C. The Holy Spirit Is Alive Within Each Christian.

For you did not receive the spirit of slavery to fall back into fear, but you have received the Spirit of adoption as sons, by whom we cry, “Abba! Father!”

If you don’t have the Spirit, then you don’t have spiritual life. That means every believer is home to the Holy Spirit. This denotes a “settled permanent penetrative influence.” You don’t need to ask Him to come in because He enters at conversion, you don’t need a “second blessing” or worry that He’s ever going to leave.

Jesus in John 14:16-17: “And I will ask the Father, and he will give you another Counselor to be with you forever-the Spirit of truth. The world cannot accept him, because it neither sees him nor knows him. But you know him, for he lives with you and will be in you.”
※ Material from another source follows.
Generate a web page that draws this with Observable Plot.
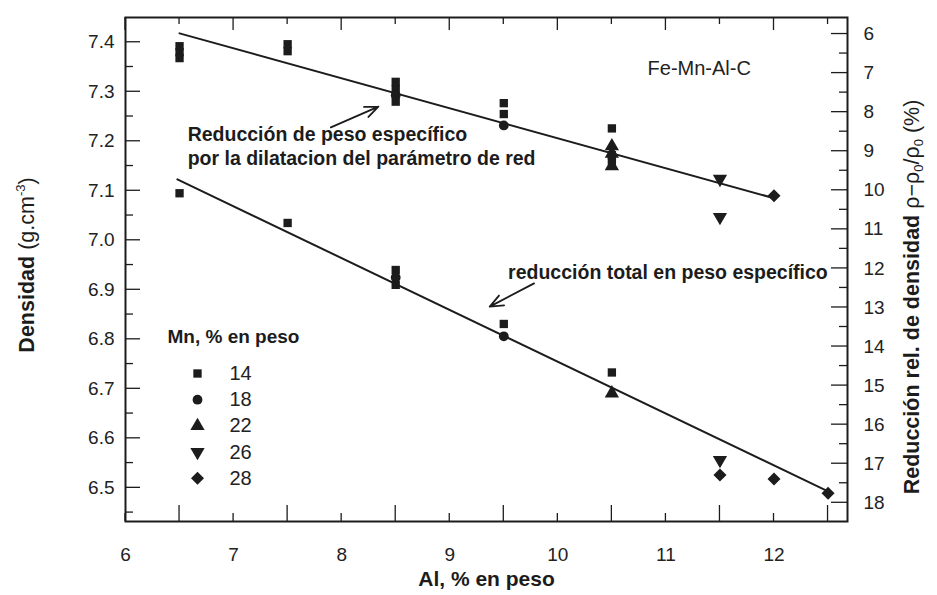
<!DOCTYPE html>
<html>
<head>
<meta charset="utf-8">
<script src="https://cdn.jsdelivr.net/npm/d3@7"></script>
<script src="https://cdn.jsdelivr.net/npm/@observablehq/plot@0.6"></script>
<style>
  body { margin: 0; background: #fff; }
  #chart svg { display: block; }
</style>
</head>
<body>
<div id="chart"></div>
<script>
// ---------- data ----------
const mnLevels  = [14, 18, 22, 26, 28];
const mnSymbols = ["square", "circle", "triangle", "triangle", "square"];
const mnRotate  = [0, 0, 0, 180, 45];
const mnRadius  = [4.7, 4.9, 5.3, 5.3, 5.2];

// upper set: reducción por dilatación del parámetro de red
const latticeAl      = [6.5, 6.5, 6.5, 7.5, 7.5, 8.5, 8.5, 8.5, 8.5, 9.5, 9.5, 9.5, 10.5, 10.5, 10.5, 10.5, 10.5, 10.5, 11.5, 11.5, 12];
const latticeMn      = [14, 14, 14, 14, 14, 14, 14, 14, 18, 14, 14, 18, 14, 14, 14, 22, 22, 22, 26, 26, 28];
const latticeDensity = [7.392, 7.38, 7.368, 7.396, 7.382, 7.32, 7.305, 7.28, 7.293, 7.277, 7.255, 7.232, 7.226, 7.172, 7.16, 7.19, 7.175, 7.15, 7.124, 7.047, 7.09];

// lower set: reducción total en peso específico
const totalAl      = [6.5, 7.5, 8.5, 8.5, 8.5, 9.5, 9.5, 10.5, 10.5, 11.5, 11.5, 12, 12.5];
const totalMn      = [14, 14, 14, 14, 18, 14, 18, 14, 22, 26, 28, 28, 28];
const totalDensity = [7.095, 7.035, 6.94, 6.91, 6.925, 6.831, 6.806, 6.733, 6.691, 6.556, 6.526, 6.518, 6.489];

// fitted lines
const latticeFitAl      = [6.5, 12];
const latticeFitDensity = [7.418, 7.085];
const totalFitAl        = [6.48, 12.5];
const totalFitDensity   = [7.123, 6.493];

// annotations
const arrowFromAl      = [7.9, 9.78];
const arrowFromDensity = [7.228, 6.913];
const arrowToAl        = [8.34, 9.37];
const arrowToDensity   = [7.27, 6.866];
const noteAl      = [6.575, 9.54];
const noteDensity = [7.234, 6.935];
const noteText    = ["Reducción de peso específico\npor la dilatacion del parámetro de red", "reducción total en peso específico"];
const alloyLabel  = "Fe-Mn-Al-C";
const alloyAl = 10.83, alloyDensity = 7.347;

// axes
const xMajorTicks = [6, 7, 8, 9, 10, 11, 12];
const xHalfTicks  = [6.5, 7.5, 8.5, 9.5, 10.5, 11.5, 12.5];
const yMajorTicks = [6.5, 6.6, 6.7, 6.8, 6.9, 7.0, 7.1, 7.2, 7.3, 7.4];
const yMinorTicks = [6.45, 6.55, 6.65, 6.75, 6.85, 6.95, 7.05, 7.15, 7.25, 7.35];
const pctTicks      = [6, 7, 8, 9, 10, 11, 12, 13, 14, 15, 16, 17, 18];
const pctMinorTicks = [6.5, 7.5, 8.5, 9.5, 10.5, 11.5, 12.5, 13.5, 14.5, 15.5, 16.5, 17.5];
const rho0 = 7.89; // reference density for the relative-reduction axis
const xTitle = "Al, % en peso";
const legendTitle = "Mn, % en peso";

// ---------- layout ----------
const W = 937, H = 595;
const mL = 125, mR = 90, mT = 17, mB = 74;

// ---------- build ----------
const toRows = (al, mn, dens) => al.map((a, i) => ({al: a, mn: mn[i], density: dens[i]}));
const points = [...toRows(latticeAl, latticeMn, latticeDensity), ...toRows(totalAl, totalMn, totalDensity)];
const pctToDensity = p => rho0 * (1 - p / 100);
const ink = "#1c1c1c";

const marks = [];
marks.push(Plot.axisX({anchor: "bottom", ticks: xMajorTicks, tickSize: 0, tickPadding: 26, fontSize: 19, tickFormat: d => d, label: null, fill: "#222"}));
marks.push(Plot.axisY({anchor: "left", ticks: yMajorTicks, tickSize: 0, tickPadding: 11, fontSize: 19, tickFormat: d3.format(".1f"), label: null, fill: "#222"}));
marks.push(Plot.axisY({anchor: "right", ticks: pctTicks.map(pctToDensity), tickSize: 0, tickPadding: 16, fontSize: 19, tickFormat: d => Math.round((1 - d / rho0) * 100), label: null, fill: "#222"}));
marks.push(Plot.frame({stroke: ink, strokeWidth: 2}));

// fit lines
marks.push(Plot.line(latticeFitAl.map((a, i) => ({al: a, density: latticeFitDensity[i]})), {x: "al", y: "density", stroke: ink, strokeWidth: 2}));
marks.push(Plot.line(totalFitAl.map((a, i) => ({al: a, density: totalFitDensity[i]})), {x: "al", y: "density", stroke: ink, strokeWidth: 2}));

// data points
mnLevels.forEach((mn, i) => {
  marks.push(Plot.dot(points.filter(d => d.mn === mn), {x: "al", y: "density", symbol: mnSymbols[i], rotate: mnRotate[i], r: mnRadius[i], fill: ink, stroke: "none"}));
});

// annotations
marks.push(Plot.arrow(arrowFromAl.map((a, i) => ({x1: a, y1: arrowFromDensity[i], x2: arrowToAl[i], y2: arrowToDensity[i]})), {x1: "x1", y1: "y1", x2: "x2", y2: "y2", stroke: ink, strokeWidth: 1.8, headLength: 12, headAngle: 45}));
marks.push(Plot.text([0], {x: () => noteAl[0], y: () => noteDensity[0], text: () => noteText[0], textAnchor: "start", lineAnchor: "top", fontSize: 19.5, fontWeight: "bold", lineHeight: 1.23, fill: ink}));
marks.push(Plot.text([0], {x: () => noteAl[1], y: () => noteDensity[1], text: () => noteText[1], textAnchor: "start", lineAnchor: "middle", fontSize: 19.5, fontWeight: "bold", fill: ink}));
marks.push(Plot.text([alloyLabel], {x: () => alloyAl, y: () => alloyDensity, text: d => d, textAnchor: "start", lineAnchor: "middle", fontSize: 20, fill: "#222"}));

// legend (inside the frame)
marks.push(Plot.text([legendTitle], {frameAnchor: "top-left", dx: 42, dy: 319, text: d => d, textAnchor: "start", lineAnchor: "middle", fontSize: 19, fontWeight: "bold", fill: ink}));
mnLevels.forEach((mn, i) => {
  marks.push(Plot.dot([mn], {frameAnchor: "top-left", dx: 72, dy: 356 + i * 26.2, symbol: mnSymbols[i], rotate: mnRotate[i], r: mnRadius[i], fill: ink, stroke: "none"}));
  marks.push(Plot.text([mn], {frameAnchor: "top-left", dx: 104, dy: 356 + i * 26.2, text: d => String(d), textAnchor: "start", lineAnchor: "middle", fontSize: 20, fill: "#222"}));
});

// x title
marks.push(Plot.text([xTitle], {frameAnchor: "bottom", dy: 58, text: d => d, lineAnchor: "middle", fontSize: 21, fontWeight: "bold", fill: ink}));

const chart = Plot.plot({
  width: W, height: H,
  marginLeft: mL, marginRight: mR, marginTop: mT, marginBottom: mB,
  x: {domain: [6, 12.68]},
  y: {domain: [6.432, 7.45]},
  style: {fontFamily: "'Liberation Sans', Arial, Helvetica, sans-serif", background: "#fff", color: ink},
  marks
});
document.getElementById("chart").append(chart);
const svg = d3.select(chart.tagName === "svg" ? chart : chart.querySelector("svg"));

// inward ticks placed through the chart's own scales
const xs = chart.scale("x"), ys = chart.scale("y");
const xL = mL, xR = W - mR, yT = mT, yB = H - mB;
const tg = svg.append("g").attr("stroke", ink).attr("stroke-width", 1.3);
const tick = (x1, y1, x2, y2) => tg.append("line").attr("x1", x1).attr("y1", y1).attr("x2", x2).attr("y2", y2);
xHalfTicks.forEach(v => tick(xs.apply(v), yB, xs.apply(v), yB - 16));
xMajorTicks.forEach(v => tick(xs.apply(v), yB, xs.apply(v), yB - 8));
xMajorTicks.forEach(v => tick(xs.apply(v), yT, xs.apply(v), yT + 13));
xHalfTicks.forEach(v => tick(xs.apply(v), yT, xs.apply(v), yT + 7));
yMajorTicks.forEach(v => tick(xL, ys.apply(v), xL + 15, ys.apply(v)));
yMinorTicks.forEach(v => tick(xL, ys.apply(v), xL + 8, ys.apply(v)));
pctTicks.map(pctToDensity).forEach(v => tick(xR, ys.apply(v), xR - 16, ys.apply(v)));
pctMinorTicks.map(pctToDensity).forEach(v => tick(xR, ys.apply(v), xR - 8, ys.apply(v)));

// mixed-style y titles (real text, with sub/superscripts)
const left = svg.append("text")
  .attr("transform", "translate(34,265) rotate(-90)")
  .attr("text-anchor", "middle")
  .attr("font-family", "'Liberation Sans', Arial, sans-serif")
  .attr("font-size", 21.5)
  .attr("fill", ink);
left.append("tspan").attr("font-weight", "bold").text("Densidad");
left.append("tspan").text(" (g.cm");
left.append("tspan").attr("font-size", 13).attr("dy", -9).text("-3");
left.append("tspan").attr("dy", 9).text(")");

const right = svg.append("text")
  .attr("transform", "translate(919,297) rotate(-90)")
  .attr("text-anchor", "middle")
  .attr("font-family", "'Liberation Sans', Arial, sans-serif")
  .attr("font-size", 21.5)
  .attr("fill", ink);
right.append("tspan").attr("font-weight", "bold").text("Reducción rel. de densidad");
right.append("tspan").text(" ρ−ρ");
right.append("tspan").attr("font-size", 13).attr("dy", 4).text("0");
right.append("tspan").attr("dy", -4).text("/ρ");
right.append("tspan").attr("font-size", 13).attr("dy", 4).text("0");
right.append("tspan").attr("dy", -4).text(" (%)");
</script>
</body>
</html>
Galatians 4:6 describes the intimate relationship between the Holy Spirit within us and God the Father: “Because you are sons, God sent the Spirit of his Son into our hearts, the Spirit who calls out, ‘Abba, Father.’”

The Holy Spirit desires to have control in each Christian’s life. Since the Holy Spirit lives within believers, you and I must give Him control of our lives. 1 Corinthians 6:19-20: “Do you not know that your body is a temple of the Holy Spirit, who is in you, whom you have received from God? You are not your own; you were bought at a price. Therefore honor God with your body.”

The issue is not getting more of the Holy Spirit but allowing Him to have more of us. When we received Christ, we received all of God we will ever get. As born again believers, we don’t need to receive the Holy Spirit; we need to respond to the Holy Spirit whom we have already received.

When a toddler begins to walk he may revert back to crawling because it is still most natural to him. Walking is scary/risky. But there is some serious issues if your teenager keeps reverting back to crawling!!!

Is it more natural now in your walk with the Lord to walk in the flesh, or in the Spirit? Do you walk as His son, or as a phony?

D. Walking after the Spirit is a Life of Sonship

VS 14-15: For all who are being led by the Spirit of God, these are sons of God. For you have not received a spirit of slavery leading to fear again, but you have received a spirit of adoption as sons by which we cry out, “Abba! Father!” Romans 8:14-15

We have all benefited from the milled ridges that line our highways now. Driving over them produces a loud rumble that quickly wakes you up or tells you that you are drifting off the highway.

Well, the Holy Spirit works even better than those rumble strips when we start to do a mental lane change.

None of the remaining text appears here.